Tout le monde se souvient de ce qu’il faisait le 11 septembre 2001, lors de l’effondrement des deux tours. Mais de quoi se souvient-on exactement ? Moins des évènements que de sa propre histoire intimement mêlée.
Ben Matson a perdu dans le drame celle dont il était amoureux : Lilian se trouvait dans l’avion qui s’est écrasé au Pentagone. Elle était sur le point de divorcer de Martin Viklund, éminent représentant du département de la Défense. Sauf qu’elle n’émarge pas dans la liste officielle des passagers et que son mari lui avait demandé de ne pas prendre l’avion — mais elle avait appelé son amant au moment d’embarquer. Cependant, elle avait aussi tu d’autres détails qu’elle n’avait pas jugé utile de révéler ou qu’elle désirait volontairement cacher. À la même époque, Ben, en tant que journaliste scientifique, avait interviewé Kyril Tatarov, un célèbre mathématicien d’origine russe, à l’Hydro, un hôtel thérapeutique devenu une ambassade américaine. Tatarov devait mystérieusement disparaître en 2006, puis réapparaître sans jamais révéler ce qu’il s’était passé, laissant courir les rumeurs à son sujet. L’une d’elles, romantique, est devenue un film que Ben, qui avait promis de garder le silence sur les vraies raisons, a scénarisé pour des raisons financières. Mensonges, dissimulations, chacun compose ses petits arrangements avec la vérité.
Vingt ans plus tard, marié et père de deux enfants, Ben, longtemps traqueur obsessionnel des zones d’ombre du 11 septembre et de la personnalité trouble de Viklund, apprend qu’on a repêché en mer un avion qui pourrait être celui que Lilian a emprunté, annonce vite qualifiée de méprise, les restes étant soi-disant ceux d’un sous-marin. Il n’en faut pas davantage pour que le passé revienne, tel un boomerang, à son esprit.
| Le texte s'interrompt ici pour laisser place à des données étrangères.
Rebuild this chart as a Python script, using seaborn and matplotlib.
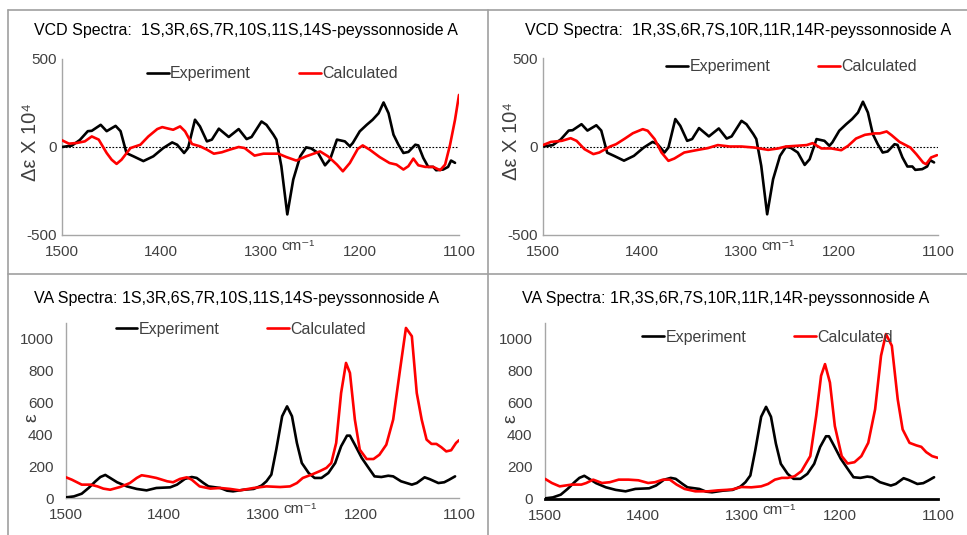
import numpy as np
import pandas as pd
import matplotlib
matplotlib.use("Agg")
import matplotlib.pyplot as plt
from matplotlib.lines import Line2D
import seaborn as sns

# ---------------- data ----------------
vcd_exp_x = [1500, 1490, 1482, 1474, 1470, 1461, 1455, 1446, 1441, 1435, 1428, 1418, 1408, 1398,
             1389, 1384, 1377, 1373, 1366, 1361, 1354, 1349, 1342, 1332, 1322, 1314, 1309, 1299,
             1294, 1287, 1284, 1279, 1273, 1267, 1260, 1254, 1249, 1242, 1235, 1230, 1223, 1215,
             1210, 1207, 1200, 1193, 1187, 1181, 1176, 1171, 1166, 1161, 1156, 1151, 1144, 1141,
             1136, 1131, 1126, 1123, 1116, 1111, 1108, 1104]
vcd_exp_y = [0, 8, 40, 90, 92, 126, 90, 120, 90, -35, -53, -80, -53, -6,
             26, 13, -34, -6, 155, 117, 32, 42, 104, 57, 102, 45, 57, 145,
             126, 70, 42, -109, -383, -185, -53, -2, -8, -34, -104, -72, 42, 32,
             4, 23, 89, 126, 155, 192, 253, 192, 70, 13, -34, -28, 13, 9,
             -62, -113, -113, -132, -128, -113, -77, -90]

vcd_calc1_x = [1500, 1493, 1485, 1477, 1470, 1463, 1455, 1450, 1445, 1440, 1431, 1421, 1413, 1404,
               1399, 1394, 1388, 1381, 1376, 1369, 1361, 1354, 1347, 1339, 1331, 1322, 1316, 1306,
               1297, 1282, 1274, 1264, 1254, 1240, 1232, 1223, 1217, 1210, 1202, 1197, 1190, 1180,
               1170, 1163, 1156, 1151, 1146, 1141, 1134, 1126, 1119, 1114, 1109, 1104, 1100]
vcd_calc1_y = [38, 19, 23, 32, 60, 42, -34, -72, -96, -72, -6, 13, 60, 102,
               113, 106, 98, 117, 89, 17, 4, -15, -38, -30, -15, 0, -6, -49,
               -38, -38, -57, -77, -53, -25, -53, -100, -138, -91, -11, 9, -15, -57,
               -91, -100, -128, -109, -66, -104, -113, -113, -132, -100, 13, 155, 296]

vcd_calc2_x = [1500, 1492, 1481, 1472, 1466, 1458, 1449, 1443, 1432, 1426, 1417, 1409, 1399, 1394,
               1387, 1380, 1373, 1367, 1357, 1343, 1333, 1323, 1311, 1299, 1286, 1272, 1262, 1254,
               1243, 1233, 1227, 1218, 1208, 1198, 1191, 1183, 1174, 1164, 1159, 1152, 1147, 1139,
               1128, 1122, 1115, 1112, 1107, 1101]
vcd_calc2_y = [8, 26, 32, 47, 32, -15, -43, -34, 0, 13, 45, 75, 98, 89,
               42, -34, -81, -68, -34, -19, -9, 8, 0, 0, -6, -19, -11, 0,
               4, 8, 19, -11, -11, -21, 4, 45, 66, 74, 74, 85, 64, 26,
               -6, -43, -91, -100, -62, -49]

va_exp_x = [1500, 1492, 1484, 1477, 1470, 1465, 1460, 1455, 1448, 1438, 1428, 1418, 1408, 1394,
            1387, 1379, 1372, 1367, 1360, 1355, 1343, 1336, 1330, 1319, 1309, 1301, 1296, 1291,
            1286, 1280, 1275, 1270, 1265, 1260, 1253, 1247, 1240, 1233, 1226, 1220, 1214, 1211,
            1206, 1199, 1192, 1186, 1179, 1172, 1167, 1159, 1148, 1143, 1135, 1130, 1121, 1115,
            1110, 1104]
va_exp_y = [4, 10, 27, 63, 105, 132, 145, 126, 99, 73, 57, 48, 63, 67,
            84, 120, 132, 126, 94, 73, 63, 46, 42, 52, 57, 78, 105, 147,
            304, 514, 576, 514, 346, 220, 157, 126, 126, 157, 220, 325, 392, 392,
            335, 252, 189, 136, 132, 140, 136, 105, 84, 94, 130, 119, 94, 99,
            115, 136]

va_calc1_x = [1500, 1494, 1484, 1475, 1468, 1462, 1455, 1445, 1435, 1428, 1423, 1416, 1408, 1397,
              1391, 1384, 1377, 1372, 1364, 1353, 1343, 1333, 1323, 1309, 1296, 1282, 1272, 1265,
              1259, 1250, 1242, 1235, 1230, 1225, 1220, 1215, 1211, 1206, 1201, 1194, 1187, 1181,
              1174, 1167, 1160, 1154, 1148, 1143, 1138, 1133, 1128, 1123, 1118, 1113, 1108, 1103, 1100]
va_calc1_y = [130, 115, 84, 84, 73, 59, 52, 69, 94, 126, 143, 136, 126, 105,
              99, 120, 130, 115, 73, 59, 63, 57, 48, 63, 73, 69, 73, 94,
              126, 147, 168, 189, 220, 346, 660, 849, 786, 493, 304, 245, 245, 272,
              335, 493, 807, 1069, 1017, 660, 493, 367, 340, 340, 319, 293, 300, 346, 363]

va_calc2_x = [1500, 1493, 1485, 1473, 1463, 1458, 1451, 1442, 1434, 1425, 1415, 1405, 1395, 1388,
              1380, 1373, 1366, 1358, 1347, 1334, 1324, 1310, 1300, 1290, 1280, 1273, 1266, 1259,
              1253, 1246, 1239, 1230, 1224, 1219, 1215, 1210, 1205, 1198, 1192, 1185, 1178, 1171,
              1164, 1158, 1153, 1147, 1141, 1136, 1129, 1122, 1117, 1112, 1106, 1100]
va_calc2_y = [126, 100, 79, 90, 90, 100, 121, 100, 105, 121, 121, 117, 100, 105,
              121, 121, 90, 63, 48, 48, 54, 59, 75, 73, 79, 94, 121, 132,
              132, 142, 174, 268, 519, 770, 843, 728, 456, 268, 222, 230, 268, 351,
              561, 895, 1031, 958, 623, 435, 351, 335, 326, 293, 268, 257]

titles = ["VCD Spectra:  1S,3R,6S,7R,10S,11S,14S-peyssonnoside A",
          "VCD Spectra:  1R,3S,6R,7S,10R,11R,14R-peyssonnoside A",
          "VA Spectra: 1S,3R,6S,7R,10S,11S,14S-peyssonnoside A",
          "VA Spectra: 1R,3S,6R,7S,10R,11R,14R-peyssonnoside A"]
series_names = ["Experiment", "Calculated"]
x_ticks = [1500, 1400, 1300, 1200, 1100]
vcd_ticks = [-500, 0, 500]
va_ticks = [0, 200, 400, 600, 800, 1000]

# ---------------- style ----------------
sns.set_theme(style="white")
plt.rcParams['font.family'] = ['Liberation Sans', 'DejaVu Sans']
plt.rcParams['axes.unicode_minus'] = False

W, H = 967, 535
fig = plt.figure(figsize=(W / 100, H / 100), dpi=100)

def fx(px):
    return px / W

def fy(py):
    return 1 - py / H

GRAY = "#a6a6a6"
TXT = "#404040"

boxes = [
    (62, 459, 59, 235),
    (543, 938, 58, 235),
    (66, 459, 323, 498),
    (545, 938, 323, 499),
]
title_pos = [(246, 31), (738, 31), (237, 298), (726, 298)]
leg_pos = [(0.53, 0.915), (0.63, 0.95), (0.445, 0.965), (0.567, 0.92)]

datasets = [
    (vcd_exp_x, vcd_exp_y, vcd_calc1_x, vcd_calc1_y),
    (vcd_exp_x, vcd_exp_y, vcd_calc2_x, vcd_calc2_y),
    (va_exp_x, va_exp_y, va_calc1_x, va_calc1_y),
    (va_exp_x, va_exp_y, va_calc2_x, va_calc2_y),
]

for i, (l, r, t, b) in enumerate(boxes):
    ax = fig.add_axes([fx(l), fy(b), fx(r) - fx(l), fy(t) - fy(b)])
    ex, ey, cx, cy = datasets[i]
    df = pd.concat([
        pd.DataFrame({"wn": ex, "val": ey, "series": series_names[0]}),
        pd.DataFrame({"wn": cx, "val": cy, "series": series_names[1]}),
    ])
    vcd = i < 2
    if vcd:
        ax.axhline(0, color="black", lw=0.8, ls=(0, (1.5, 1.5)), zorder=1)
    sns.lineplot(data=df, x="wn", y="val", hue="series", palette={"Experiment": "black", "Calculated": "#ff0000"},
                 sort=False, estimator=None, lw=1.9, ax=ax, legend=False, zorder=3)
    ax.set_xlim(1500, 1100)
    ax.set_xticks(x_ticks)
    ax.set_xticklabels([str(v) for v in x_ticks])
    if vcd:
        ax.set_ylim(-500, 500)
        ax.set_yticks(vcd_ticks)
        ax.set_yticks([-250, 250], minor=True)
        ax.tick_params(axis="y", which="both", direction="in", length=5, color=GRAY, width=1)
        ax.set_ylabel("Δε X 10⁴", fontsize=14.5, color=TXT, labelpad=0)
        ax.yaxis.set_label_coords(-0.055, 0.53)
    else:
        ax.set_ylim(0, 1100)
        ax.set_yticks(va_ticks)
        ax.set_yticks([100, 300, 500, 700, 900, 1100], minor=True)
        ax.tick_params(axis="y", which="both", direction="out", length=5, color=GRAY, width=1)
        ax.set_ylabel("ε", fontsize=14, color=TXT, labelpad=0)
        ax.yaxis.set_label_coords(-0.066, 0.457)
    ax.tick_params(axis="y", which="major", labelsize=11, labelcolor=TXT, pad=4)
    ax.tick_params(axis="x", length=0, labelsize=11, labelcolor=TXT, pad=7)
    ax.set_xlabel("")
    ax.text(0.595, -0.025, "cm⁻¹", transform=ax.transAxes, ha="center", va="top",
            fontsize=11, color=TXT)
    for s in ["top", "right"]:
        ax.spines[s].set_visible(False)
    ax.spines["left"].set_color(GRAY)
    ax.spines["bottom"].set_color(GRAY)
    ax.spines["left"].set_linewidth(1)
    ax.spines["bottom"].set_linewidth(1)
    if i == 3:
        ax.spines["bottom"].set_color("black")
        ax.spines["bottom"].set_linewidth(2)
    handles = [Line2D([], [], color="black", lw=1.9), Line2D([], [], color="#ff0000", lw=1.9)]
    ax.legend(handles, series_names, loc="center", bbox_to_anchor=leg_pos[i], ncol=2, frameon=False,
              fontsize=11.5, handlelength=1.35, handletextpad=0.1, columnspacing=3.0,
              labelcolor=TXT, borderpad=0, borderaxespad=0)
    tx, ty = title_pos[i]
    fig.text(fx(tx), fy(ty), titles[i], ha="center", va="center", fontsize=11.5, color="black")

# panel borders
border = dict(color="#a0a0a0", lw=1.2)
fig.add_artist(Line2D([fx(8), 1], [fy(10), fy(10)], transform=fig.transFigure, **border))
fig.add_artist(Line2D([fx(8), fx(8)], [fy(10), 0], transform=fig.transFigure, **border))
fig.add_artist(Line2D([fx(488), fx(488)], [fy(10), 0], transform=fig.transFigure, **border))
fig.add_artist(Line2D([fx(8), 1], [fy(274), fy(274)], transform=fig.transFigure, **border))

fig.savefig("out.png", dpi=100)
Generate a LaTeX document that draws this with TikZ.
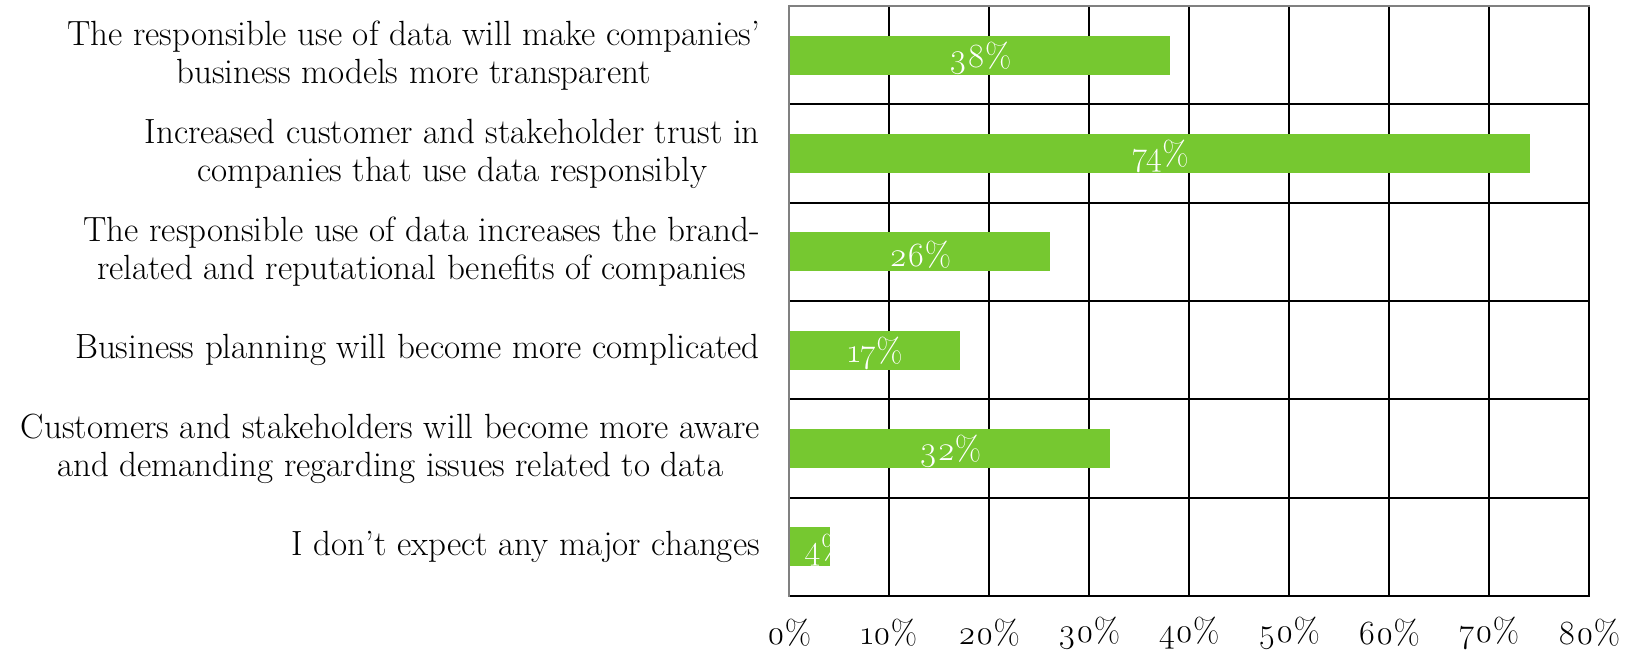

D’autant que d’autres déclarations le troublent, comme celle de sa belle-mère, à la mémoire chancelante, qui se souvient, dans un éclair de lucidité, avoir accompagné son futur gendre à l’Hydro en compagnie de Lilian. Une impossibilité manifeste, car Ben ne la connaissait pas encore. Une fois de plus, la réalité se délite devant l’accumulation de détails contradictoires.
Quand Christopher Priest s’attaque au 11 septembre, c’est moins comme enquêteur que comme comptable des distorsions du réel engendrées par l’onde de choc. L’examen attentif des faits révèle des zones d’ombre qui font douter de la version officielle même ceux qui rejettent les théories du complot. Priest démontre que quiconque entreprend de faire le tri dans une telle masse d’informations bascule dans un trou noir informationnel qui empêche à jamais la restitution de la vérité. « La mémoire est notre seule réalité » affirme celle qui, justement, a les souvenirs qui se brouillent.
En mêlant l’histoire intime à celle d’un événement au retentissement planétaire, l’auteur donne à voir la fragilité du réel, davantage tributaire des interprétations que des faits bruts. Pis : la traque de la vérité achève de brouiller la réalité, raison pour laquelle les chapitres, loin de figer les évènements avec précision, déclinent un présent sans date, «En ce temps-ci », et un passé enchâssé dans de vagues « En ces temps-là » suivis de deux années faisant office de fourchette temporelle, un flou volontaire, analogue à l’esprit des mathématiciens, qui accordent davantage d’importance à la beauté ou à l’élégance d’un théorème qu’à son exactitude. C’est la raison pour laquelle l’histoire croise la trajectoire de Tatarov, dont le travail consistait à traduire en algorithme un théorème voulant que « si une situation peut être considérée comme réelle, alors elle aura des conséquences réelles ».
Chacun « donne aux opinions leur propre dynamique » à partir de l’interprétation qu’il en fait : c’est ce que démontre le présent roman de façon subtile, à la progression mesurée, presque nonchalante, jusqu’à se faire glaçante en fin de récit. Le diable est dans les détails, et une fois de plus, Christopher Priest démolit nos certitudes au terme d’une enquête implacable. On trouvera en filigrane une critique des réseaux sociaux, lesquels, dans la confusion entre éducation et information déjà dénoncée par Platon, ont pour conséquence de donner « le pouvoir à ceux qui n’avaient pas la sagesse de diriger ». Comment ne pas entendre non plus un écho de l’actualité dans ce récit partiellement autobiographique, Priest ayant déménagé sur les lieux qu’il décrit pour fuir les conséquences du Brexit ? Dans un monde où les simulacres et les faux-semblants ne cessent de se multiplier, la lecture de Christopher Priest, acharné à décoller les bords disjoints du réel, est plus que jamais salutaire.